**Objective:**
All of the data that follows should be retyped exactly, please, except the pictures.

**Provided data:**
** Start **

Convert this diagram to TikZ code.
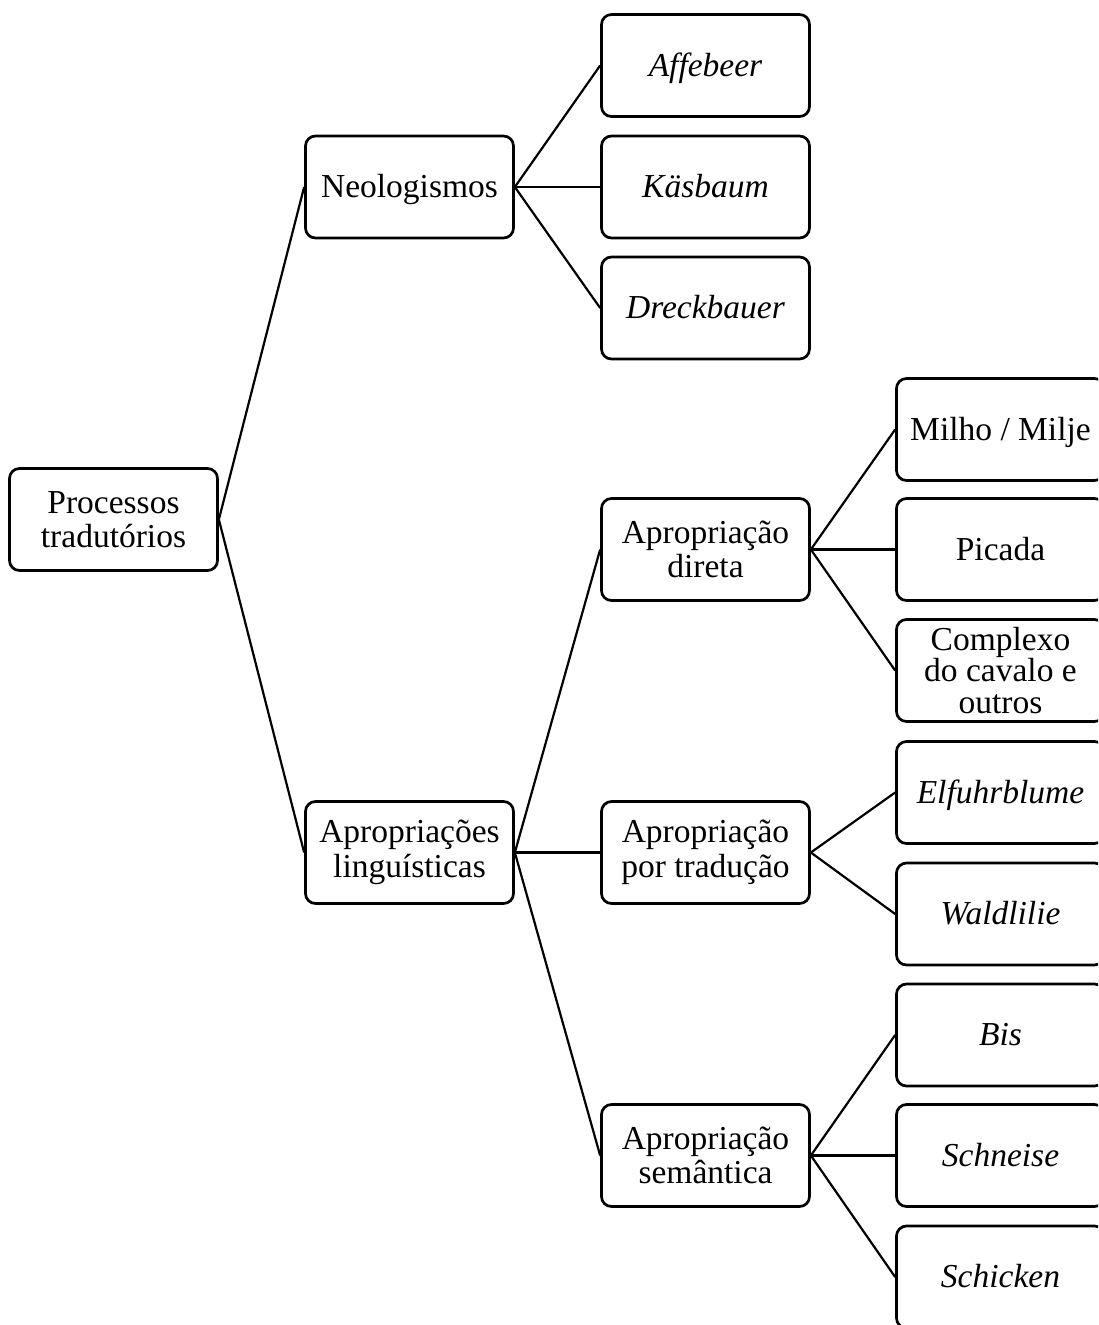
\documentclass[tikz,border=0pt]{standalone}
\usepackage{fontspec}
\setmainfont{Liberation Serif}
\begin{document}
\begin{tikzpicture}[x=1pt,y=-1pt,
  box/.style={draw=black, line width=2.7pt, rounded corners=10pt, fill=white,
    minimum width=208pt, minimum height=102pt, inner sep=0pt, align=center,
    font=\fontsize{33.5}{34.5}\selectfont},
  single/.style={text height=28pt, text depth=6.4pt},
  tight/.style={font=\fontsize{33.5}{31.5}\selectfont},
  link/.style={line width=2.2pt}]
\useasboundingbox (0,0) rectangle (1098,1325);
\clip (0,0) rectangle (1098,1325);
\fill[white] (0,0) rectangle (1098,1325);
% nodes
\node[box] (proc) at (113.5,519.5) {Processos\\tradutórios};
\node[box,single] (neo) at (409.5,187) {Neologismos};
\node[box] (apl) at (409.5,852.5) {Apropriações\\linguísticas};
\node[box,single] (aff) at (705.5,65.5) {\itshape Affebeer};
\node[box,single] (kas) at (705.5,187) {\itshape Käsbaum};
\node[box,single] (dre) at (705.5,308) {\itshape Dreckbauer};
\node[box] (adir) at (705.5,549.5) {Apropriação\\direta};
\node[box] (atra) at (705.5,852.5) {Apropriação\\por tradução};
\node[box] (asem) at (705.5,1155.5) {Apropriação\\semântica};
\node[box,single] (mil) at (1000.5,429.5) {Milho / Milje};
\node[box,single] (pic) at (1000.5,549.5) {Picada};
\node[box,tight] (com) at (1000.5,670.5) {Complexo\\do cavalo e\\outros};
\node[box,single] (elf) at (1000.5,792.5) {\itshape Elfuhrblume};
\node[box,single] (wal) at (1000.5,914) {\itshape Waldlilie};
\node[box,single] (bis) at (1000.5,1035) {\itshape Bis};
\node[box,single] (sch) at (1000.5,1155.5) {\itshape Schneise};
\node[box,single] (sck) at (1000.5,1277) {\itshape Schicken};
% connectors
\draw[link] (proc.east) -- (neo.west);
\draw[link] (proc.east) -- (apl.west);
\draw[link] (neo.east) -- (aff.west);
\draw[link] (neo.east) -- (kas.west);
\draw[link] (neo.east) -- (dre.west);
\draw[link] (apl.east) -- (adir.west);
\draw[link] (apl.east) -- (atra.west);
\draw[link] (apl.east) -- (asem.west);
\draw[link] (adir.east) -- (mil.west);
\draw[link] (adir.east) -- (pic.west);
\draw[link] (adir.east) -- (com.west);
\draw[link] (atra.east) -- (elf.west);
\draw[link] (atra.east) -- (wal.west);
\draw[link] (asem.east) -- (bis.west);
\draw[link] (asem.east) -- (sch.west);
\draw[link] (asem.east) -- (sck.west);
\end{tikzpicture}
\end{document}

** End **

**Correct response:**
Convert this diagram to TikZ code.
\documentclass[tikz,border=0pt]{standalone}
\usepackage{fontspec}
\setmainfont{Liberation Serif}
\begin{document}
\begin{tikzpicture}[x=1pt,y=-1pt,
  box/.style={draw=black, line width=2.7pt, rounded corners=10pt, fill=white,
    minimum width=208pt, minimum height=102pt, inner sep=0pt, align=center,
    font=\fontsize{33.5}{34.5}\selectfont},
  single/.style={text height=28pt, text depth=6.4pt},
  tight/.style={font=\fontsize{33.5}{31.5}\selectfont},
  link/.style={line width=2.2pt}]
\useasboundingbox (0,0) rectangle (1098,1325);
\clip (0,0) rectangle (1098,1325);
\fill[white] (0,0) rectangle (1098,1325);
% nodes
\node[box] (proc) at (113.5,519.5) {Processos\\tradutórios};
\node[box,single] (neo) at (409.5,187) {Neologismos};
\node[box] (apl) at (409.5,852.5) {Apropriações\\linguísticas};
\node[box,single] (aff) at (705.5,65.5) {\itshape Affebeer};
\node[box,single] (kas) at (705.5,187) {\itshape Käsbaum};
\node[box,single] (dre) at (705.5,308) {\itshape Dreckbauer};
\node[box] (adir) at (705.5,549.5) {Apropriação\\direta};
\node[box] (atra) at (705.5,852.5) {Apropriação\\por tradução};
\node[box] (asem) at (705.5,1155.5) {Apropriação\\semântica};
\node[box,single] (mil) at (1000.5,429.5) {Milho / Milje};
\node[box,single] (pic) at (1000.5,549.5) {Picada};
\node[box,tight] (com) at (1000.5,670.5) {Complexo\\do cavalo e\\outros};
\node[box,single] (elf) at (1000.5,792.5) {\itshape Elfuhrblume};
\node[box,single] (wal) at (1000.5,914) {\itshape Waldlilie};
\node[box,single] (bis) at (1000.5,1035) {\itshape Bis};
\node[box,single] (sch) at (1000.5,1155.5) {\itshape Schneise};
\node[box,single] (sck) at (1000.5,1277) {\itshape Schicken};
% connectors
\draw[link] (proc.east) -- (neo.west);
\draw[link] (proc.east) -- (apl.west);
\draw[link] (neo.east) -- (aff.west);
\draw[link] (neo.east) -- (kas.west);
\draw[link] (neo.east) -- (dre.west);
\draw[link] (apl.east) -- (adir.west);
\draw[link] (apl.east) -- (atra.west);
\draw[link] (apl.east) -- (asem.west);
\draw[link] (adir.east) -- (mil.west);
\draw[link] (adir.east) -- (pic.west);
\draw[link] (adir.east) -- (com.west);
\draw[link] (atra.east) -- (elf.west);
\draw[link] (atra.east) -- (wal.west);
\draw[link] (asem.east) -- (bis.west);
\draw[link] (asem.east) -- (sch.west);
\draw[link] (asem.east) -- (sck.west);
\end{tikzpicture}
\end{document}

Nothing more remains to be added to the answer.